The negro slaves of the South, finally, with their traditional dance and song, strangely influenced by one of the few elements of civilization which really came into their life, the religious element, offer another interesting bit of evidence to show how emotional speech, a rude poetry, is born of rhythm by consent of a throng. In those so-called “spirituals” of the negro is the recitative or the chorus to be looked upon as original? Perhaps Colonel Higginson had as good a chance to study this communal song as any one could have; in an article[[222]] written soon after the war he described the singing of the “spirituals” by men of his regiment, now in camp, now on the march, now to the fall of the oars.
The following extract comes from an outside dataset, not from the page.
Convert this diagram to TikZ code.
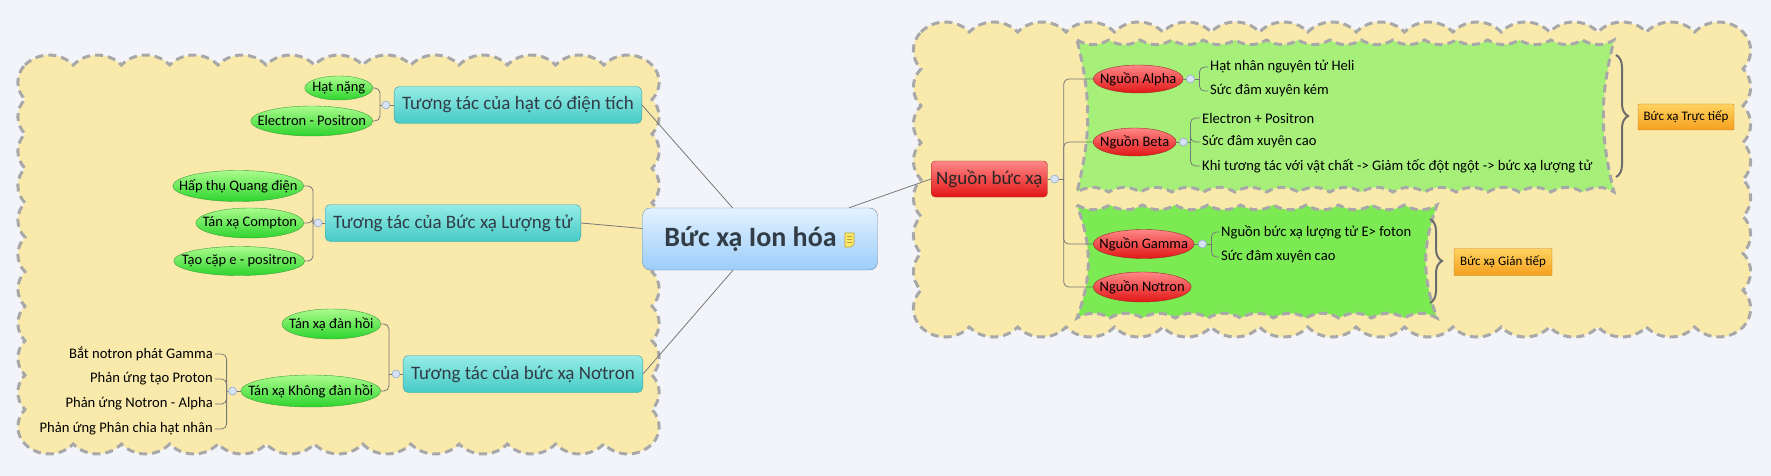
\documentclass[tikz,border=0pt]{standalone}
\usepackage{fontspec}
\setmainfont{Carlito}
\usetikzlibrary{shapes.geometric,decorations.pathreplacing}

\definecolor{bgcol}{RGB}{243,244,249}
\definecolor{sandfill}{RGB}{249,234,172}
\definecolor{dashgray}{RGB}{168,168,168}
\definecolor{greenA}{RGB}{166,240,122}
\definecolor{greenB}{RGB}{124,234,82}
\definecolor{linegray}{RGB}{120,120,120}
\definecolor{tealtop}{RGB}{150,236,230}
\definecolor{tealbot}{RGB}{70,202,198}
\definecolor{tealline}{RGB}{70,160,160}
\definecolor{redtop}{RGB}{255,135,135}
\definecolor{redbot}{RGB}{226,22,22}
\definecolor{redline}{RGB}{160,40,40}
\definecolor{ovaltop}{RGB}{170,252,140}
\definecolor{ovalbot}{RGB}{45,212,45}
\definecolor{ovalline}{RGB}{60,160,60}
\definecolor{orangetop}{RGB}{255,210,95}
\definecolor{orangebot}{RGB}{245,160,30}
\definecolor{orangeline}{RGB}{190,130,40}
\definecolor{roottop}{RGB}{228,242,255}
\definecolor{rootbot}{RGB}{155,205,250}
\definecolor{rootline}{RGB}{110,140,170}
\definecolor{inkdark}{RGB}{50,60,70}
\definecolor{btnfill}{RGB}{215,226,245}
\definecolor{btnline}{RGB}{150,170,210}
\definecolor{notefill}{RGB}{252,234,110}
\definecolor{noteline}{RGB}{190,160,40}

%% scalloped boundary: [style]{x1}{y1}{x2}{y2}{bumps across}{bumps down}{bend top/bottom}{bend sides}
\newcommand{\cloudbox}[9][]{%
  \pgfmathsetmacro\cbw{(#4-#2)/#6}%
  \pgfmathsetmacro\cbh{(#5-#3)/#7}%
  \draw[#1] (#2,#3)
    \foreach \i in {1,...,#6} { to[bend left=#8] ({#2+\i*\cbw},#3) }
    \foreach \i in {1,...,#7} { to[bend left=#9] (#4,{#3+\i*\cbh}) }
    \foreach \i in {1,...,#6} { to[bend left=#8] ({#4-\i*\cbw},#5) }
    \foreach \i in {1,...,#7} { to[bend left=#9] (#2,{#5-\i*\cbh}) }
    -- cycle;}

\begin{document}
\begin{tikzpicture}[x=1pt,y=-1pt,
        conn/.style={draw=linegray,line width=0.8pt},
        sandcloud/.style={fill=sandfill,draw=dashgray,line width=3pt,dash pattern=on 8pt off 5pt},
        tealbox/.style={draw=tealline,rounded corners=5pt,top color=tealtop,bottom color=tealbot,
            inner xsep=8pt,minimum height=37pt,text=inkdark,font=\fontsize{19}{22}\selectfont},
        redbox/.style={draw=redline,rounded corners=4pt,top color=redtop,bottom color=redbot,
            inner xsep=5pt,minimum height=36pt,text=black!85,font=\fontsize{19}{22}\selectfont},
        greenoval/.style={ellipse,draw=ovalline,top color=ovaltop,bottom color=ovalbot,inner sep=0pt,
            font=\fontsize{14.5}{16}\selectfont,
            execute at begin node={\hbox to 0pt\bgroup\hss},execute at end node={\hss\egroup}},
        redoval/.style={greenoval,draw=redline,top color=redtop,bottom color=redbot},
        orangetag/.style={draw=orangeline,rounded corners=1pt,top color=orangetop,bottom color=orangebot,
            inner sep=0pt,font=\fontsize{13}{15}\selectfont},
        leaftext/.style={inner sep=2pt,font=\fontsize{14.6}{16}\selectfont},
        togglebtn/.style={circle,draw=btnline,fill=btnfill,line width=0.6pt,inner sep=0pt,minimum size=8pt},
        bracegray/.style={draw=gray!85!black,line width=2pt,decorate,decoration={brace,amplitude=12pt}}]
        %% Background
        \fill[bgcol] (0,0) rectangle (1771,476);
        \useasboundingbox (0,0) rectangle (1771,476);
        %% Boundaries
        \cloudbox[sandcloud]{25}{65}{652}{444}{13}{11}{45}{45}
        \cloudbox[sandcloud]{921}{32}{1743}{327}{17}{8}{45}{45}
        \cloudbox[sandcloud,fill=greenA]{1077}{40}{1614}{192}{17}{1}{-30}{-14}
        \cloudbox[sandcloud,fill=greenB]{1077}{205}{1437}{318}{11}{1}{-30}{-20}
        \draw[bracegray] (1616,55) -- (1616,177);
        \draw[bracegray] (1430,219) -- (1430,303);
        %% Central topic
        \node[draw=rootline,rounded corners=8pt,top color=roottop,bottom color=rootbot,
            minimum width=235pt,minimum height=62pt,text=inkdark,
            font=\fontsize{28}{32}\selectfont\bfseries] (root) at (760,239) {Bức xạ Ion hóa\hspace{19pt}\mbox{}};
        \draw[fill=notefill,draw=noteline,line width=0.6pt] (845,233) -- (854,233) -- (854,244) -- (851,247) -- (845,247) -- cycle;
        \foreach \y in {236.5,239.5,242.5}
            \draw[noteline,line width=0.6pt] (847,\y) -- (852,\y);
        %% Left branches
        \node[tealbox,anchor=east] (hat) at (642,105) {Tương tác của hạt có điện tích};
        \node[tealbox,anchor=east] (luongtu) at (581,223) {Tương tác của Bức xạ Lượng tử};
        \node[tealbox,anchor=east] (notron) at (643,374) {Tương tác của bức xạ Nơtron};
        \draw[conn] (hat.east) -- (root);
        \draw[conn] (luongtu.east) -- (root);
        \draw[conn] (notron.east) -- (root);
        %% Charged particles
        \node[greenoval,minimum width=68pt,minimum height=24pt,anchor=east] (nang) at (373,88) {Hạt nặng};
        \node[greenoval,minimum width=122pt,minimum height=30pt,anchor=east] (electron) at (373,121) {Electron - Positron};
        \node[togglebtn] (mhat) at ([xshift=-8pt]hat.west) {};
        \coordinate (shat) at ([xshift=-14pt]hat.west);
        \draw[conn] (hat.west) -- (mhat) -- (shat);
        \draw[conn,rounded corners=5pt] (shat) |- (nang.east);
        \draw[conn,rounded corners=5pt] (shat) |- (electron.east);
        %% Quantum radiation
        \node[greenoval,minimum width=131pt,minimum height=31pt,anchor=east] (quangdien) at (304,186) {Hấp thụ Quang điện};
        \node[greenoval,minimum width=108pt,minimum height=30pt,anchor=east] (compton) at (304,223) {Tán xạ Compton};
        \node[greenoval,minimum width=131pt,minimum height=29pt,anchor=east] (capcap) at (305,261) {Tạo cặp e - positron};
        \node[togglebtn] (mluongtu) at ([xshift=-7pt]luongtu.west) {};
        \coordinate (sluongtu) at ([xshift=-12pt]luongtu.west);
        \draw[conn] (luongtu.west) -- (mluongtu) -- (sluongtu);
        \draw[conn,rounded corners=5pt] (sluongtu) |- (quangdien.east);
        \draw[conn,rounded corners=5pt] (sluongtu) |- (compton.east);
        \draw[conn,rounded corners=5pt] (sluongtu) |- (capcap.east);
        %% Neutron radiation
        \node[greenoval,minimum width=99pt,minimum height=30pt,anchor=east] (danhoi) at (381,324) {Tán xạ đàn hồi};
        \node[greenoval,minimum width=140pt,minimum height=32pt,anchor=east] (khongdh) at (381,391) {Tán xạ Không đàn hồi};
        \node[togglebtn] (mnotron) at ([xshift=-7pt]notron.west) {};
        \coordinate (snotron) at ([xshift=-14pt]notron.west);
        \draw[conn] (notron.west) -- (mnotron) -- (snotron);
        \draw[conn,rounded corners=5pt] (snotron) |- (danhoi.east);
        \draw[conn,rounded corners=5pt] (snotron) |- (khongdh.east);
        \node[leaftext,anchor=east] (batnotron) at (215,354) {Bắt notron phát Gamma};
        \node[leaftext,anchor=east] (proton) at (215,379) {Phản ứng tạo Proton};
        \node[leaftext,anchor=east] (nalpha) at (215,404) {Phản ứng Notron - Alpha};
        \node[leaftext,anchor=east] (phanchia) at (215,429) {Phản ứng Phân chia hạt nhân};
        \node[togglebtn] (mkhongdh) at ([xshift=-8pt]khongdh.west) {};
        \coordinate (skhongdh) at ([xshift=-14pt]khongdh.west);
        \draw[conn] (khongdh.west) -- (mkhongdh) -- (skhongdh);
        \foreach \leaf in {batnotron,proton,nalpha,phanchia}
            \draw[conn,rounded corners=5pt] (skhongdh) |- (\leaf.east);
        %% Right branch
        \node[redbox,anchor=west] (nguon) at (931,179) {Nguồn bức xạ};
        \draw[conn] (root) -- (nguon.west);
        \node[redoval,minimum width=90pt,minimum height=28pt,anchor=west] (alpha) at (1093,79) {Nguồn Alpha};
        \node[redoval,minimum width=83pt,minimum height=28pt,anchor=west] (beta) at (1093,142) {Nguồn Beta};
        \node[redoval,minimum width=101pt,minimum height=29pt,anchor=west] (gamma) at (1093,244) {Nguồn Gamma};
        \node[redoval,minimum width=98pt,minimum height=30pt,anchor=west] (ntron) at (1093,287) {Nguồn Nơtron};
        \node[togglebtn] (mnguon) at ([xshift=7pt]nguon.east) {};
        \coordinate (snguon) at ([xshift=16pt]nguon.east);
        \draw[conn] (nguon.east) -- (mnguon) -- (snguon);
        \foreach \src in {alpha,beta,gamma,ntron}
            \draw[conn,rounded corners=5pt] (snguon) |- (\src.west);
        %% Alpha
        \node[leaftext,anchor=west] (heli) at (1208,67) {Hạt nhân nguyên tử Heli};
        \node[leaftext,anchor=west] (kem) at (1208,91) {Sức đâm xuyên kém};
        \node[togglebtn] (malpha) at ([xshift=7pt]alpha.east) {};
        \coordinate (salpha) at ([xshift=16pt]alpha.east);
        \draw[conn] (alpha.east) -- (malpha) -- (salpha);
        \draw[conn,rounded corners=5pt] (salpha) |- (heli.west);
        \draw[conn,rounded corners=5pt] (salpha) |- (kem.west);
        %% Beta
        \node[leaftext,anchor=west] (epos) at (1200,118) {Electron + Positron};
        \node[leaftext,anchor=west] (caob) at (1200,142) {Sức đâm xuyên cao};
        \node[leaftext,anchor=west] (giamtoc) at (1200,166) {Khi tương tác với vật chất -> Giảm tốc đột ngột -> bức xạ lượng tử};
        \node[togglebtn] (mbeta) at ([xshift=7pt]beta.east) {};
        \coordinate (sbeta) at ([xshift=14pt]beta.east);
        \draw[conn] (beta.east) -- (mbeta) -- (sbeta);
        \foreach \leaf in {epos,caob,giamtoc}
            \draw[conn,rounded corners=5pt] (sbeta) |- (\leaf.west);
        %% Gamma
        \node[leaftext,anchor=west] (foton) at (1219,232) {Nguồn bức xạ lượng tử E> foton};
        \node[leaftext,anchor=west] (caog) at (1219,257) {Sức đâm xuyên cao};
        \node[togglebtn] (mgamma) at ([xshift=8pt]gamma.east) {};
        \coordinate (sgamma) at ([xshift=17pt]gamma.east);
        \draw[conn] (gamma.east) -- (mgamma) -- (sgamma);
        \draw[conn,rounded corners=5pt] (sgamma) |- (foton.west);
        \draw[conn,rounded corners=5pt] (sgamma) |- (caog.west);
        %% Summaries
        \node[orangetag,minimum width=96pt,minimum height=26pt] (tructiep) at (1686,117) {Bức xạ Trực tiếp};
        \node[orangetag,minimum width=98pt,minimum height=27pt] (giantiep) at (1503,262) {Bức xạ Gián tiếp};
    \end{tikzpicture}
\end{document}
He speaks of the trait so prominent in all primitive song, exact and inevitable rhythm, however harsh the voices and however uncouth the words. “Often ... I have ... silently approached some glimmering fire, round which the dusky figures moved in the rhythmical barbaric dance the negroes call a ‘shout,’ chanting, often harshly, but always in the most perfect time, some monotonous refrain.” What was the favourite of all these spirituals, “sung perhaps twice as often as any other”? A song called Hold Your Light, “sung with no accompaniment but the measured clapping of hands and the clatter of many feet;” it “properly consisted of a chorus alone with which the verses of other songs might be combined at random.”